There would appear to be a pre-existing constitutional problem in the lumbar spine which would appear to have been aggravated by the nature and conditions of her employment.
We look forward to receiving your complete report including the following:
a. The history given to you by our client.
b. Your diagnosis and prognosis.
c. Your recommended course of treatment.
d. Whether you believe the condition to have stabilised at the present time, and if so, assessments of permanent impairment of our client's back and loss of efficient use of the left leg at or above the knee (and any other body part that may be affected).
e. Whether you accept our client's presenting problems, in their entirety, to be related to the work injuries as described and if not, comments as to other contributing factors.
f. Whether you accept our client as being partially or totally incapacitated for work and if partially the restrictions would you impose upon her returning to her pre-injury duties and to open labour market generally."
26 Ms Sutton saw Dr Blake in August 1999. Dr Blake provided an extremely full report of Ms Sutton's history including work and school history, domestic and leisure activity and present complaints. His opinion included the following:
"(b) Diagnosis is of a major extrusion of the L4/5 disc in the lower back, occurring gradually, and producing pressure and slight damage to the left L5 nerve root. A developmental condition (defects of the arch at L5 with no apparent slip but developmentally small L5 vertebral body) is found but appears not to be the main source of her present symptoms particularly involving the nerve root to the left leg.
No injury as such has occurred, and symptoms have developed gradually. There is no indication that the disc prolapse was actually caused by her work, but the undertaking of physically demanding work in an immature spine from the age of 13, was associated 2 years later with the development of her symptoms. Significant disruption of her life has resulted, and she is not able to complete her HSC and go on to become an air hostess, or continue with her main sports. She has been able to train and undertake light office work. Significant pressure and irritation of the left nerve root - S1 - and in my opinion she is close to having operation advised (rather than just offered), particularly should there be any increase in nerve root tension and damage to the nerve root. Prognosis is uncertain, it is possible spontaneous improvement will occur. It is also possible some deterioration will occur, in which case surgical treatment will need more definite consideration. It is not possible to predict which way a particular person will go. At present she feels her condition is still deteriorating.
(c) Recommended course of treatment is to continue under her family doctor and with specialist assessment, to observe and monitor the neurological signs in the left leg in particular.

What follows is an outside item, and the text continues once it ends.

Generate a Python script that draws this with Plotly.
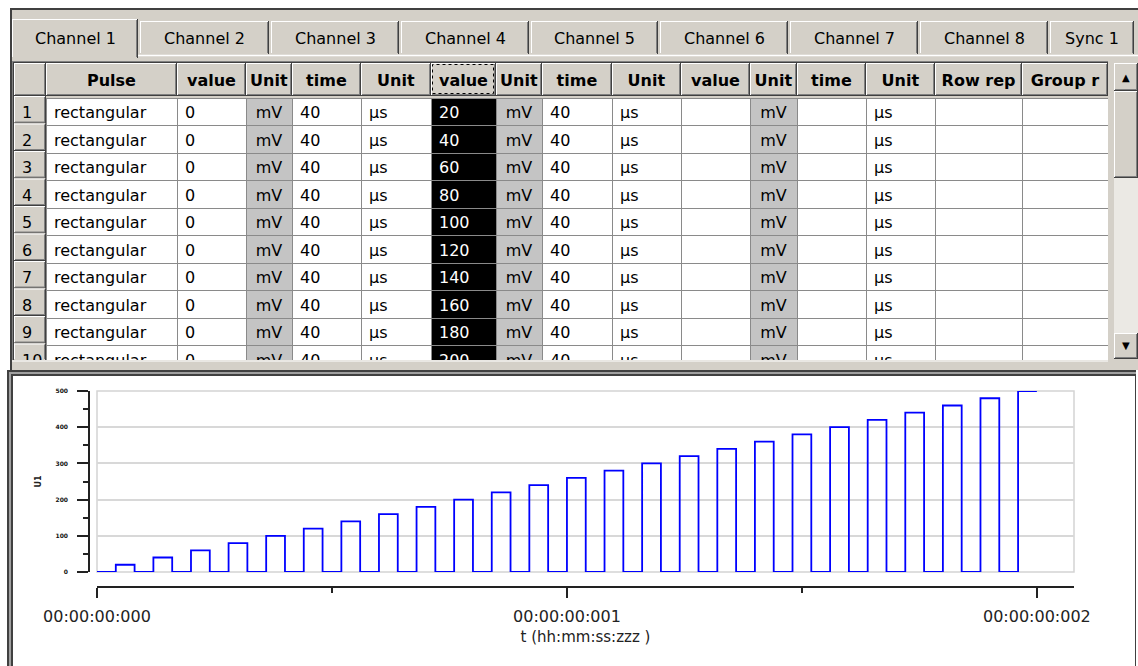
import plotly.graph_objects as go

W, H = 1138, 666

# ---------------- data ----------------
tab_names = ["Channel 1", "Channel 2", "Channel 3", "Channel 4", "Channel 5",
             "Channel 6", "Channel 7", "Channel 8", "Sync 1"]
column_headers = ["", "Pulse", "value", "Unit", "time", "Unit", "value", "Unit",
                  "time", "Unit", "value", "Unit", "time", "Unit", "Row\u00a0rep", "Group\u00a0r"]
row_numbers = ["1", "2", "3", "4", "5", "6", "7", "8", "9", "10", "11", "12", "13",
               "14", "15", "16", "17", "18", "19", "20", "21", "22", "23", "24", "25"]
pulse_shape = "rectangular"
seg1_values = [0, 0, 0, 0, 0, 0, 0, 0, 0, 0, 0, 0, 0, 0, 0, 0, 0, 0, 0, 0, 0, 0, 0, 0, 0]
seg1_times = [40, 40, 40, 40, 40, 40, 40, 40, 40, 40, 40, 40, 40, 40, 40, 40, 40, 40,
              40, 40, 40, 40, 40, 40, 40]
seg2_values = [20, 40, 60, 80, 100, 120, 140, 160, 180, 200, 220, 240, 260, 280, 300,
               320, 340, 360, 380, 400, 420, 440, 460, 480, 500]
seg2_times = [40, 40, 40, 40, 40, 40, 40, 40, 40, 40, 40, 40, 40, 40, 40, 40, 40, 40,
              40, 40, 40, 40, 40, 40, 40]
value_unit = "mV"
time_unit = "µs"
visible_rows = 10          # rows scrolled into view in the grid
x_tick_values_us = [0, 1000, 2000]
x_tick_labels = ["00:00:00:000", "00:00:00:001", "00:00:00:002"]
x_minor_ticks_us = [500, 1500]
y_tick_values = [0, 100, 200, 300, 400, 500]
y_minor_ticks = [50, 150, 250, 350, 450]

# ---------------- waveform from table rows ----------------
wave_t, wave_v = [], []
t = 0
for v1, d1, v2, d2 in zip(seg1_values, seg1_times, seg2_values, seg2_times):
    wave_t.append(t); wave_v.append(v1); t += d1
    wave_t.append(t); wave_v.append(v2); t += d2
wave_t.append(t); wave_v.append(seg2_values[-1])

# ---------------- helpers (pixel -> paper) ----------------
def fx(x):
    return x / W

def fy(y):
    return 1 - y / H

shapes = []

def R(x0, y0, x1, y1, fill=None, lc=None, lw=0, dash=None, layer="below"):
    d = dict(type="rect", xref="paper", yref="paper", x0=fx(x0), x1=fx(x1),
             y0=fy(y1), y1=fy(y0), layer=layer,
             line=dict(width=lw, color=lc or "rgba(0,0,0,0)"))
    if fill:
        d["fillcolor"] = fill
    if dash:
        d["line"]["dash"] = dash
    shapes.append(d)

def L(x0, y0, x1, y1, color, w, layer="below"):
    shapes.append(dict(type="line", xref="paper", yref="paper", x0=fx(x0), x1=fx(x1),
                       y0=fy(y0), y1=fy(y1), layer=layer, line=dict(color=color, width=w)))

FACE = "#d4d0c8"

def bevel(x0, y0, x1, y1, bottom=True):
    R(x0, y0, x1, y1, fill=FACE)
    L(x0, y0 + 0.5, x1 - 1, y0 + 0.5, "white", 1)
    L(x0 + 0.5, y0, x0 + 0.5, y1 - 1, "white", 1)
    L(x1 - 1.5, y0 + 1, x1 - 1.5, y1 - 1, "#808080", 1)
    L(x1 - 0.5, y0, x1 - 0.5, y1, "#404040", 1)
    if bottom:
        L(x0 + 1, y1 - 1.5, x1 - 1, y1 - 1.5, "#808080", 1)
        L(x0, y1 - 0.5, x1, y1 - 0.5, "#404040", 1)

# ---------------- window chrome ----------------
R(10, 8, 1138, 370, fill=FACE)
L(10, 9, 1138, 9, "#404040", 2)
L(11, 8, 11, 370, "#404040", 2)

tab_edges = [(12, 138), (140, 269), (271, 399), (401, 529), (531, 658),
             (660, 788), (790, 918), (920, 1048), (1050, 1134)]
for i, (a, b) in enumerate(tab_edges):
    if i > 0:
        bevel(a, 21, b, 54, bottom=False)
L(12, 55.5, 1138, 55.5, "white", 1.5)
bevel(tab_edges[0][0], 19, tab_edges[0][1], 58, bottom=False)

# table frame
col_widths = [32, 131, 69, 46, 69, 70, 65, 46, 70, 69, 69, 47, 69, 69, 87, 86]
table_left, table_top, header_h, row_h, table_bottom = 14, 63, 33, 27.5, 360
edges = [table_left]
for w in col_widths:
    edges.append(edges[-1] + w)
table_right = edges[-1]

L(12, 61.5, table_right, 61.5, "#808080", 1)
L(12.5, 61, 12.5, table_bottom, "#808080", 1)
L(13.5, 62.5, 13.5, table_bottom, "#404040", 1)
L(13, 62.5, table_right, 62.5, "#404040", 1)
L(12, 361, 1138, 361, "white", 1)

for i in range(len(col_widths)):
    bevel(edges[i], table_top, edges[i + 1], table_top + header_h)
# selected header cell focus rectangle
sel = 6
R(edges[sel] + 1.5, table_top + 1.5, edges[sel + 1] - 2.5, table_top + header_h - 2.5,
  lc="black", lw=1, dash="dot")

y = table_top + header_h
while y < table_bottom:
    y1 = min(y + row_h, table_bottom)
    bevel(edges[0], y, edges[1], y1, bottom=(y1 < table_bottom))
    y += row_h

# chart panel
R(7, 370, 1136, 670, fill="#404040")
R(9, 372, 1136, 670, fill="#a0a0a0")
R(11, 374, 1136, 670, fill="#404040")
R(13, 376, 1135, 670, fill="white")

# plot-area frame (chart)
shapes.append(dict(type="rect", xref="x domain", yref="y domain", x0=0, x1=1, y0=0, y1=1,
                   line=dict(color="#d4d4d4", width=1.5), layer="below"))

# ---------------- table trace (rows in view) ----------------
n = visible_rows
cells_values = [
    row_numbers[:n],
    [pulse_shape] * n,
    [str(v) for v in seg1_values[:n]],
    [value_unit] * n,
    [str(d) for d in seg1_times[:n]],
    [time_unit] * n,
    [str(v) for v in seg2_values[:n]],
    [value_unit] * n,
    [str(d) for d in seg2_times[:n]],
    [time_unit] * n,
    [""] * n,
    [value_unit] * n,
    [""] * n,
    [time_unit] * n,
    [""] * n,
    [""] * n,
]
GRAYCELL = "#c4c4c4"
fills = ["rgba(0,0,0,0)", "white", "white", GRAYCELL, "white", "white", "black", GRAYCELL,
         "white", "white", "white", GRAYCELL, "white", "white", "white", "white"]
font_colors = ["black"] * 16
font_colors[sel] = "white"
line_colors = ["rgba(0,0,0,0)"] + ["#8a8a8a"] * 15
aligns = ["left", "left", "left", "center", "left", "left", "left", "center",
          "left", "left", "left", "center", "left", "left", "left", "left"]

fig = go.Figure()
fig.add_trace(go.Table(
    domain=dict(x=[fx(table_left), fx(table_right)], y=[fy(table_bottom), fy(table_top)]),
    columnwidth=col_widths,
    header=dict(values=["<b>%s</b>" % h if h else "" for h in column_headers],
                fill=dict(color="rgba(0,0,0,0)"),
                line=dict(color="rgba(0,0,0,0)", width=0),
                align="center", height=header_h,
                font=dict(family="DejaVu Sans", size=16, color="black")),
    cells=dict(values=cells_values,
               fill=dict(color=fills),
               line=dict(color=line_colors, width=1),
               align=aligns, height=row_h,
               font=dict(family="DejaVu Sans", size=16, color=font_colors)),
))

# ---------------- waveform trace ----------------
fig.add_trace(go.Scatter(x=wave_t, y=wave_v, mode="lines",
                         line=dict(color="#0000ff", width=1.8, shape="hv"),
                         hoverinfo="skip", showlegend=False))

# ---------------- annotations ----------------
annotations = []
for name, (a, b) in zip(tab_names, tab_edges):
    annotations.append(dict(x=fx((a + b) / 2), y=fy(38), xref="paper", yref="paper",
                            text=name, showarrow=False, xanchor="center", yanchor="middle",
                            font=dict(family="DejaVu Sans", size=16, color="black")))

def box(x0, y0, x1, y1, color):
    annotations.append(dict(x=fx(x0), y=fy(y0), xref="paper", yref="paper",
                            xanchor="left", yanchor="top", width=x1 - x0, height=y1 - y0,
                            bgcolor=color, borderpad=0, borderwidth=0, text=" ",
                            showarrow=False, font=dict(size=1)))

def abevel(x0, y0, x1, y1):
    box(x0, y0, x1, y1, "#404040")
    box(x0, y0, x1 - 1, y1 - 1, "white")
    box(x0 + 1, y0 + 1, x1 - 1, y1 - 1, "#808080")
    box(x0 + 1, y0 + 1, x1 - 2, y1 - 2, FACE)

box(table_right, 60, 1138, 362, FACE)
abevel(1114, 63, 1138, 91)
abevel(1114, 91, 1138, 178)
box(1114, 178, 1138, 333, "#ebe9e4")
abevel(1114, 333, 1138, 359)
annotations.append(dict(x=fx(1126), y=fy(77), xref="paper", yref="paper", text="▲",
                        showarrow=False, xanchor="center", yanchor="middle",
                        font=dict(family="DejaVu Sans", size=10, color="black")))
annotations.append(dict(x=fx(1126), y=fy(346), xref="paper", yref="paper", text="▼",
                        showarrow=False, xanchor="center", yanchor="middle",
                        font=dict(family="DejaVu Sans", size=10, color="black")))

AX = "#222222"
fig.update_layout(
    width=W, height=H, autosize=False,
    margin=dict(l=0, r=0, t=0, b=0, autoexpand=False),
    paper_bgcolor="white", plot_bgcolor="rgba(0,0,0,0)",
    shapes=shapes, annotations=annotations, showlegend=False,
    font=dict(family="DejaVu Sans", color=AX),
    xaxis=dict(domain=[fx(97), fx(1074)], range=[0, 2079], anchor="free", position=fy(587),
               showline=True, linecolor=AX, linewidth=1.5, automargin=False,
               ticks="outside", ticklen=10, tickwidth=1.5, tickcolor=AX,
               tickmode="array", tickvals=x_tick_values_us, ticktext=x_tick_labels,
               tickfont=dict(family="DejaVu Sans", size=16, color=AX),
               ticklabelstandoff=5,
               minor=dict(tickmode="array", tickvals=x_minor_ticks_us, ticks="outside",
                          ticklen=5, tickwidth=1.5, tickcolor=AX, showgrid=False),
               showgrid=False, zeroline=False,
               title=dict(text="t (hh:mm:ss:zzz )", standoff=6,
                          font=dict(family="DejaVu Sans", size=15, color=AX))),
    yaxis=dict(domain=[fy(572), fy(391)], range=[0, 500], anchor="free", position=fx(89),
               showline=True, linecolor=AX, linewidth=1.5, automargin=False,
               ticks="outside", ticklen=11, tickwidth=1.5, tickcolor=AX,
               tickmode="array", tickvals=y_tick_values,
               tickfont=dict(family="DejaVu Sans", size=6, color="#111111", weight="bold"),
               ticklabelstandoff=8,
               minor=dict(tickmode="array", tickvals=y_minor_ticks, ticks="outside",
                          ticklen=5, tickwidth=1.5, tickcolor=AX, showgrid=False),
               showgrid=True, gridcolor="#d8d8d8", gridwidth=1.5, zeroline=False,
               title=dict(text="U1", standoff=12,
                          font=dict(family="DejaVu Sans", size=8, color=AX, weight="bold"))),
)

fig.write_html("out.html", config={"displayModeBar": False},
               post_script="document.body.style.margin='0px';"
                           "document.body.style.overflow='hidden';")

(d) At present she feels she is deteriorating. On the basis of just one examination it is not possible for me to comment firmly on this. It is now 1 year and 8 months since the onset of her first symptoms, and it is reasonable to consider her stabilised for the purpose of assessment, providing allowance is made for possible surgical treatment should deterioration continue. In my opinion Miss Sutton has 25% impairment of her back. This is in relation to a most extreme case. In my opinion Miss Sutton has 15% permanent loss of efficient use of the left leg at or above the knee, taking into consideration loss below the knee.
(e) In my opinion her present problems relate to the constitutional condition in her lower back brought to light and aggravated by her heavy work requirements.
(f) Miss Sutton is partially incapacitated for work. She is not fit for any work which places particular stress through her back in the form of heavy lifting or carrying, prolonged or repeated bending, or the need to sit or maintain any position for prolonged periods without the ability to get up and move about as required."